The report failed its legal mandate on intelligence community abuses. The statute (50 U.S.C. 3373) required AARO to compile “any efforts to obfuscate, manipulate public opinion, hide, or otherwise provide incorrect information about UAP.” AARO did not do this. The documented Air Force disinformation campaigns (Robertson Panel, the Bennewitz operation) were not investigated or even mentioned.
The report omitted entire agencies. NORAD, NSA, DIA (prior to 2009), and CBP are absent despite having known UAP-related records. CBP released approximately 100 pages of internal UAP memos plus 10 videos in August 2023 that AARO did not reference.
The U-2 claim is fabricated. AARO repeated the long-debunked claim that “more than half” of Blue Book UFO reports were misidentified U-2 spy planes. Mellon traces this claim to an Air Force disinformation plant from 1964: Blue Book Chief Captain Quintanilla told Hynek a U-2 was sighted and “reported as a UFO” in 1951, but the U-2 wasn’t invented until 1953 or flown until 1955. The claim that 5,000+ of 10,000 Blue Book reports were U-2s has no supporting evidence in the Blue Book files.
The Manhattan Project/Apollo claims are absurd. AARO suggested that the Manhattan Project caused “erroneous UAP reporting” by civilians misidentifying classified technologies. In fact, it was government personnel working inside the nuclear weapons program who were seeing and reporting UAP. The AFOSI officer at Los Alamos compiled 209 UAP sighting reports from scientists and military personnel. AARO also insinuated Apollo moon missions were “classified and sensitive” programs causing UAP misidentification. Apollo was broadcast on live television.

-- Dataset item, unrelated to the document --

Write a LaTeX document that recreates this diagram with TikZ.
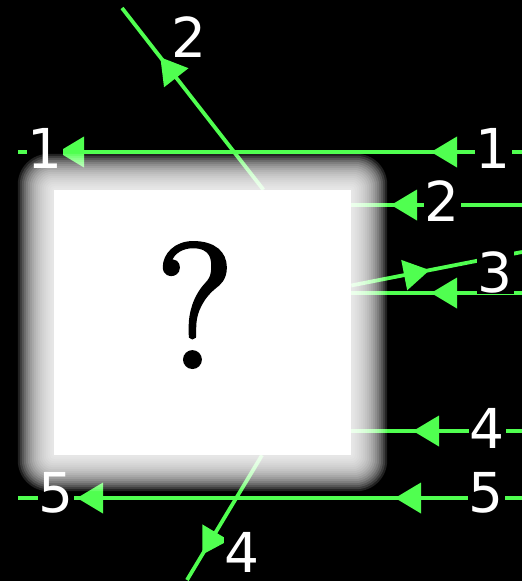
\documentclass[tikz,border=0pt]{standalone}
\usepackage{fontspec}
\newfontfamily\labelfont{DejaVu Sans}
\newfontfamily\qfont[FakeBold=2.5]{Latin Modern Roman}
\usepackage{xcolor}
\usetikzlibrary{arrows.meta, calc, decorations.markings}

\definecolor{raygreen}{RGB}{80,255,80}

\pgfdeclarelayer{bg}
\pgfdeclarelayer{rays}
\pgfdeclarelayer{halo}
\pgfsetlayers{bg,rays,halo,main}

\begin{document}
\begin{tikzpicture}[
  x=1pt, y=-1pt,
  ray/.style={draw=raygreen, line width=3.8pt},
  head/.style={postaction={decorate, decoration={markings, mark=at position #1 with {\arrow{Triangle[length=26pt, width=30pt]}}}}},
  num/.style={text=white, fill=black, inner sep=1pt, font=\labelfont\fontsize{55}{60}\selectfont},
  glow/.style={fill=white, fill opacity=0.13, rounded corners=#1}
]

\useasboundingbox (0,0) rectangle (522,581);
\begin{pgfonlayer}{bg}
\fill[black] (0,0) rectangle (522,581);
\end{pgfonlayer}

% the black box
\node[fill=white, minimum width=297pt, minimum height=265pt, inner sep=0pt] (box) at (202.5,322.5) {};
\node[font=\qfont\fontsize{176}{180}\selectfont, inner sep=0pt] (qmark) at (195,305) {?};

\begin{pgfonlayer}{halo}
\foreach \k [evaluate=\k as \r using 2+1.6*\k] in {1,...,18}
  \fill[glow=\r pt] ($(box.north west)+(-2*\k,-2*\k)$) rectangle ($(box.south east)+(2*\k,2*\k)$);
\end{pgfonlayer}

% free ends of the rays
\coordinate (r1e) at (522,152);
\coordinate (r1w) at (18,152);
\coordinate (r2e) at (522,205);
\coordinate (r2t) at (122,8);
\coordinate (r3e) at (522,293);
\coordinate (r3o) at (522,252);
\coordinate (r4e) at (522,431);
\coordinate (r4b) at (187,580);
\coordinate (r5e) at (522,498);
\coordinate (r5w) at (18,498);

% ends on the box
\coordinate (r2x) at ($(box.north west)!0.705!(box.north east)$);
\coordinate (r3x) at ([yshift=37pt]box.east);
\coordinate (r4x) at ($(box.south west)!0.7!(box.south east)$);

\begin{pgfonlayer}{rays}
\draw[ray, head=91pt, head=464pt] (r1e) -- (r1w);
\draw[ray, head=131pt] (r2e) -- (r2e -| box.east);
\draw[ray, head=168pt] (r2x) -- (r2t);
\draw[ray, head=91pt] (r3e) -- (r3e -| box.east);
\draw[ray, head=80pt] (r3x) -- (r3o);
\draw[ray, head=109pt] (r4e) -- (r4e -| box.east);
\draw[ray, head=116pt] (r4x) -- (r4b);
\draw[ray, head=127pt, head=445pt] (r5e) -- (r5w);

\node[num] (n1w) at (45,148) {1};
\node[num] (n1e) at (493,148) {1};
\node[num] (n2t) at (189,37) {2};
\node[num] (n2e) at (442,201) {2};
\node[num] (n3) at (495,272) {3};
\node[num] (n4e) at (487,428) {4};
\node[num] (n4b) at (242,552) {4};
\node[num] (n5w) at (56,493) {5};
\node[num] (n5e) at (486,493) {5};
\end{pgfonlayer}

\end{tikzpicture}
\end{document}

Possibly 64,000 pages of Blue Book files are missing. AARO’s accounting shows roughly half the known Blue Book pages. Whether these were lost, not reviewed, or not received is not addressed.
The DNI refused to sign it
The Director of National Intelligence did not sign off on the report. This is reportedly the first time a DNI declined to endorse an AARO report. Whatever the reason, the nation’s top intelligence official chose not to put their name on this document.
The selective media pre-brief
Before public release, DoD Public Affairs gave exclusive pre-briefs to selected outlets (including NYT and Washington Post) while excluding outlets that cover UAP closely (like The Debrief). The pre-briefed outlets published articles that “uncritically parroted the report’s findings” without consulting UAP scholars or researchers who could have identified the errors.
What the report got right
The conclusion (“no empirical evidence of extraterrestrial technology”) is defensible as a statement about what AARO found in its investigation. The problem is not the conclusion but the investigation underlying it. If you omit entire agencies, misrepresent the historical record, repeat debunked claims, and don’t engage with key witnesses or experts, your conclusion is only as good as your inputs.
The “circular reporting” observation about the Bigelow/AATIP network is a factual observation worth making, regardless of whether the underlying claims are true.
The honest assessment
The AARO Historical Report is a poor-quality government document by any standard. The factual errors are embarrassing for a report that claims to be “committed to reaching conclusions based on verifiable evidence.” The scope failure (answering the wrong question) is more serious than the factual errors. The omission of intelligence community abuses, which Congress specifically mandated, is the most significant failure because it’s the one area where AARO had a legal obligation it did not fulfill.
The report reads less like a serious historical investigation and more like a document designed to reach a predetermined conclusion (“nothing to see here”) while appearing thorough. The rushed timeline (submitted months before the deadline, before Kirkpatrick’s departure), the selective media strategy, and the DNI’s refusal to sign it all support this reading.
The question is not whether the report is good (it isn’t). The question is whether its failures are due to incompetence (rushed, under-resourced, unfamiliar with the subject) or intent (designed to close the book rather than open it). Mellon’s assessment that it would “receive a failing grade” as a graduate thesis suggests the former is insufficient as an explanation. A PhD physicist leading a well-funded office for over a year should not produce work this sloppy unless the sloppiness serves a purpose.